Una Luz en la Noche, do espanhol Daniel Mares, é um romance de ficção científica dura, que em várias passagens me fez lembrar algumas das histórias de João Aniceto. Trata de uma expedição espacial a um sistema estelar distante, um binário com uma estrela normal e um pulsar. Tal como nas histórias de Aniceto de que falei, a expedição segue as regras da FC clássica. Nave tripulada, velocidades relativísticas, longos anos em viagem, mais longos ainda para quem fica nos planetas de origem. E no fim da viagem encontra-se um sistema não só estelar, mas, para surpresa da tripulação, também planetário.
Mares propõe algumas ideias bem difíceis de engolir. O facto da expedição interestelar ser tripulada, e não robotizada, é uma dessas ideias, mas até aí ainda a descrença se suspende por ser um tropo clássico na FC. É isso ou o hiperespaço, porque as histórias têm de ter gente dentro. Já o facto da presença do planeta ser surpresa total se entala mais um pouco na garganta, nesta época em que os nossos telescópios vão descobrindo planetas extrasolares às centenas. O que não dá mesmo para engolir é a nave ser uma nave penal, tripulada por três cientistas e por três prisioneiros. É completamente absurdo. O envio de homens para o espaço é inerentemente caríssimo e problemático porque há que levar atrás uma bolha da biosfera terrestre. Gastar esse dinheiro e esses recursos só para que três prisioneiros vão dar uma volta a uma estrela distante seria de tal modo estúpido que nem a mais tresloucada ditadura o faria. É que a missão nem sequer é de colonização, caso em que a ideia da nave penal talvez pudesse fazer algum sentido; a ideia é, apenas, ir, estudar o pulsar, e regressar, sem que os três prisioneiros tenham tarefas próprias. Inúteis geradores de entropia. Não há suspensão de descrença que resista.

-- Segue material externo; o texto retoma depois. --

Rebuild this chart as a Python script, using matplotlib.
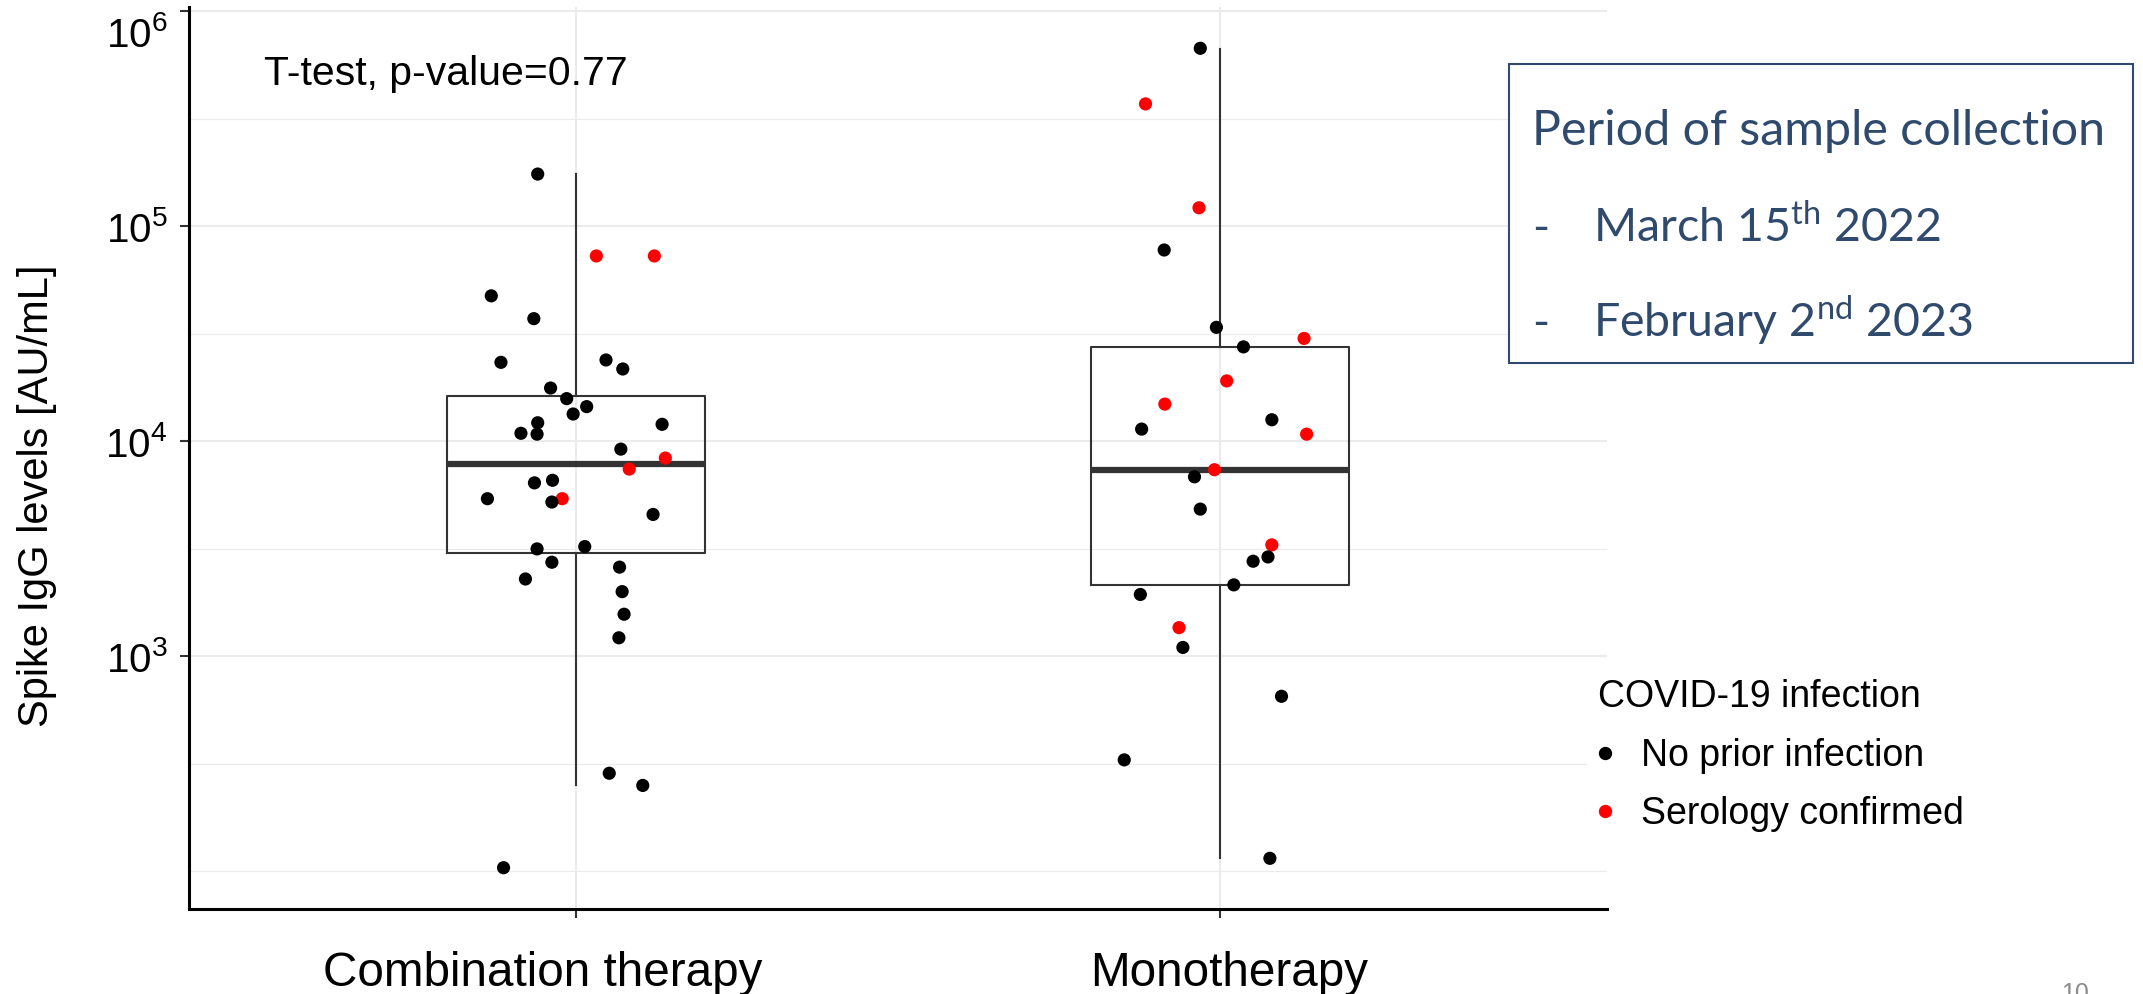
import matplotlib
matplotlib.use("Agg")
import matplotlib.pyplot as plt
import matplotlib.transforms as mtransforms
from matplotlib.lines import Line2D
from matplotlib.patches import Rectangle
from matplotlib.ticker import FixedLocator, LogFormatterSciNotation, NullFormatter

plt.rcParams["font.family"] = ["Liberation Sans", "DejaVu Sans"]

W, H, DPI = 2143, 994, 100

GROUPS = ["Combination therapy", "Monotherapy"]

# Spike IgG (AU/mL) per patient, horizontal jitter, 1 = serology confirmed infection
COMBO_IGG = [175000, 72800, 72800, 47500, 37200, 23300, 23900, 21700, 17700, 15800,
             14500, 13400, 12200, 10900, 10800, 12000, 9200, 8360, 7430, 6590,
             6410, 5410, 5410, 5220, 4570, 3160, 3240, 2740, 2290, 2600,
             2000, 1570, 1220, 286, 251, 104]
COMBO_JIT = [-0.059, 0.032, 0.122, -0.131, -0.065, -0.116, 0.047, 0.073, -0.039, -0.014,
             0.017, -0.004, -0.059, -0.085, -0.060, 0.134, 0.070, 0.139, 0.083, -0.036,
             -0.064, -0.137, -0.021, -0.037, 0.120, -0.060, 0.014, -0.037, -0.078, 0.068,
             0.072, 0.075, 0.067, 0.052, 0.104, -0.112]
COMBO_SERO = [0, 1, 1, 0, 0, 0, 0, 0, 0, 0,
              0, 0, 0, 0, 0, 0, 0, 1, 1, 0,
              0, 0, 1, 0, 0, 0, 0, 0, 0, 0,
              0, 0, 0, 0, 0, 0]

MONO_IGG = [673000, 371000, 122000, 77600, 33900, 27500, 30100, 19100, 14900, 11400,
            12600, 10800, 7380, 6840, 4840, 3300, 2900, 2770, 2150, 1940,
            1360, 1100, 652, 330, 115]
MONO_JIT = [-0.031, -0.116, -0.033, -0.087, -0.006, 0.036, 0.130, 0.010, -0.086, -0.122,
            0.080, 0.134, -0.009, -0.040, -0.031, 0.080, 0.074, 0.051, 0.021, -0.124,
            -0.064, -0.058, 0.095, -0.149, 0.077]
MONO_SERO = [0, 1, 1, 0, 0, 0, 1, 1, 1, 0,
             0, 1, 1, 0, 0, 1, 0, 0, 0, 0,
             1, 0, 0, 0, 0]

# box summaries as drawn in the figure (AU/mL)
BOX_WLO = [252, 115]
BOX_Q1 = [3035, 2150]
BOX_MED = [7830, 7380]
BOX_Q3 = [16300, 27500]
BOX_WHI = [174600, 665000]

P_TEXT = "T-test, p-value=0.77"
LEGEND_TITLE = "COVID-19 infection"
LEGEND_LABELS = ["No prior infection", "Serology confirmed"]
POINT_COLORS = ["#000000", "#FF0000"]

BOX_TITLE = "Period of sample collection"
BOX_LINES = [r"March 15$^{\mathdefault{th}}$ 2022", r"February 2$^{\mathdefault{nd}}$ 2023"]
SLATE = "#2F4A6D"

# the category labels sit a little off their ticks in the original slide (pixels)
XLABEL_SHIFT = [-33, 9]


def fx(px):
    return px / W


def fy(py):
    return 1 - py / H


def pt(px):
    return px * 72 / DPI


fig = plt.figure(figsize=(W / DPI, H / DPI), dpi=DPI)
ax = fig.add_axes([fx(189), fy(909), fx(1607) - fx(189), fy(7) - fy(909)])

ax.set_yscale("log")
ax.set_xlim(0.4, 2.6)
ax.set_ylim(10 ** 1.825, 10 ** 6.020)

# grid: majors at decades, minors at half decades (ggplot style)
ax.yaxis.set_major_locator(FixedLocator([1e3, 1e4, 1e5, 1e6]))
ax.yaxis.set_major_formatter(LogFormatterSciNotation())
ax.yaxis.set_minor_locator(FixedLocator([10 ** 2, 10 ** 2.5, 10 ** 3.5, 10 ** 4.5, 10 ** 5.5]))
ax.yaxis.set_minor_formatter(NullFormatter())
ax.set_xticks([1, 2])
ax.set_xticklabels([])
ax.grid(True, which="major", color="#EBEBEB", linewidth=1.5, zorder=0)
ax.grid(True, which="minor", axis="y", color="#EBEBEB", linewidth=0.8, zorder=0)
ax.set_axisbelow(True)

for side in ["top", "right"]:
    ax.spines[side].set_visible(False)
for side in ["left", "bottom"]:
    ax.spines[side].set_linewidth(2.2)
    ax.spines[side].set_color("black")

ax.tick_params(axis="both", which="major", length=6.5, width=1.5, color="#333333")
ax.tick_params(axis="y", which="minor", length=0)
ax.tick_params(axis="y", labelsize=29, pad=9, labelcolor="black")

for pos, name, shift in zip([1, 2], GROUPS, XLABEL_SHIFT):
    ax.annotate(name, xy=(pos, 0), xycoords=("data", "axes fraction"),
                xytext=(pt(shift), pt(-42)), textcoords="offset points",
                ha="center", va="top", fontsize=34.3, annotation_clip=False)

stats = []
for i, name in enumerate(GROUPS):
    stats.append({"label": name, "whislo": BOX_WLO[i], "q1": BOX_Q1[i], "med": BOX_MED[i],
                  "q3": BOX_Q3[i], "whishi": BOX_WHI[i], "fliers": []})
line_col = "#333333"
ax.bxp(stats, positions=[1, 2], widths=0.4, showcaps=False, showfliers=False,
       manage_ticks=False,
       boxprops=dict(color=line_col, linewidth=1.5),
       whiskerprops=dict(color=line_col, linewidth=1.5),
       medianprops=dict(color=line_col, linewidth=4.5, solid_capstyle="butt"),
       zorder=2)

for pos, vals, jit, sero in [(1, COMBO_IGG, COMBO_JIT, COMBO_SERO),
                             (2, MONO_IGG, MONO_JIT, MONO_SERO)]:
    xs = [pos + j for j in jit]
    cols = [POINT_COLORS[s] for s in sero]
    ax.scatter(xs, vals, s=90, c=cols, linewidths=0, zorder=3)

ax.text(0.517, 10 ** 5.657, P_TEXT, fontsize=29.5, ha="left", va="baseline")

fig.text(fx(37), fy(496), "Spike IgG levels [AU/mL]", rotation=90, fontsize=30,
         ha="center", va="center")

handles = [Line2D([], [], marker="o", linestyle="none", markersize=9.6,
                  markerfacecolor=c, markeredgewidth=0, label=lab)
           for c, lab in zip(POINT_COLORS, LEGEND_LABELS)]
fig.legend(handles=handles, title=LEGEND_TITLE, loc="upper left",
           bbox_to_anchor=(fx(1587), fy(668)), borderaxespad=0, borderpad=0.3,
           frameon=True, facecolor="white", edgecolor="none", fancybox=False, framealpha=1,
           fontsize=27, title_fontsize=27, handlelength=0.37, handletextpad=0.77,
           labelspacing=0.6, alignment="left")

# sample collection box
fig.add_artist(Rectangle((fx(1509), fy(363)), fx(2133) - fx(1509), fy(64) - fy(363),
                         transform=fig.transFigure, facecolor="white", edgecolor=SLATE,
                         linewidth=1.5))
fig.text(fx(1532), fy(145), BOX_TITLE, fontsize=34.8, family="Lato", color=SLATE,
         ha="left", va="baseline")
for line, base in zip(BOX_LINES, [242, 337]):
    fig.text(fx(1532), fy(base), "-", fontsize=33, family="Lato", color=SLATE,
             ha="left", va="baseline")
    fig.text(fx(1593), fy(base), line, fontsize=33.5, family="Lato", color=SLATE,
             ha="left", va="baseline")

fig.text(fx(2061), fy(982), "10", fontsize=18, color="#8C8C8C", ha="left", va="top")

# the top decade label is nudged down in the original so it is not cut off
fig.canvas.draw()
top_label = ax.get_yticklabels()[-1]
top_label.set_transform(top_label.get_transform()
                        + mtransforms.ScaledTranslation(0, -20 / DPI, fig.dpi_scale_trans))

fig.savefig("out.png", dpi=DPI)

Mas enfim, a nave lá chega ao destino, lá descobre o planeta, lá se põe a explorá-lo. Transforma-se o romance numa história de exploração planetária, que dá azo ao melhor que Mares concebeu. É que o planeta não só existe, como é habitável, e não só é habitável como é habitado (bem sei, suspensão da descrença, e tal... mas chegados a este ponto já ela estava em frangalhos, portanto isso já pouca relevância tem). E não só é habitado como é habitado por alienígenas inteligentes, embora primitivos. Temos, portanto, uma história de contacto, e é essa a parte mais interessante e bem concebida de todo o romance. O suficiente para o justificar? Depende dos leitores. Para mim foi. Porque os ETs de Mares não são americanos com máscaras de borracha, como tantos ETs da FC anglófona. Estão muito melhor concebidos do que isso. E esse facto, para mim, tem importância. Para outros leitores, o prato da balança que mais penderá será o facto da ambientação geral ser muito pior do que é hábito ver-se na FC com que estamos mais familiarizados. Esses, estou certo, sairão da leitura do romance achando-o muito mau.
Eu achei-o globalmente fraquinho mas com alguns motivos de interesse. Mais ou menos o que achei, lá está, dos romances do Aniceto. Com uma diferença: o Aniceto escrevia no início dos anos 80; Mares iniciou carreira nos 90 e o livro em que este romance se insere data de 2002. Apesar de tudo, o Aniceto estava mais sintonizado com a FC do seu tempo do que Mares com a do seu. Parecendo que não, é uma diferença relevante, e o português leva aí vantagem relativamente ao espanhol.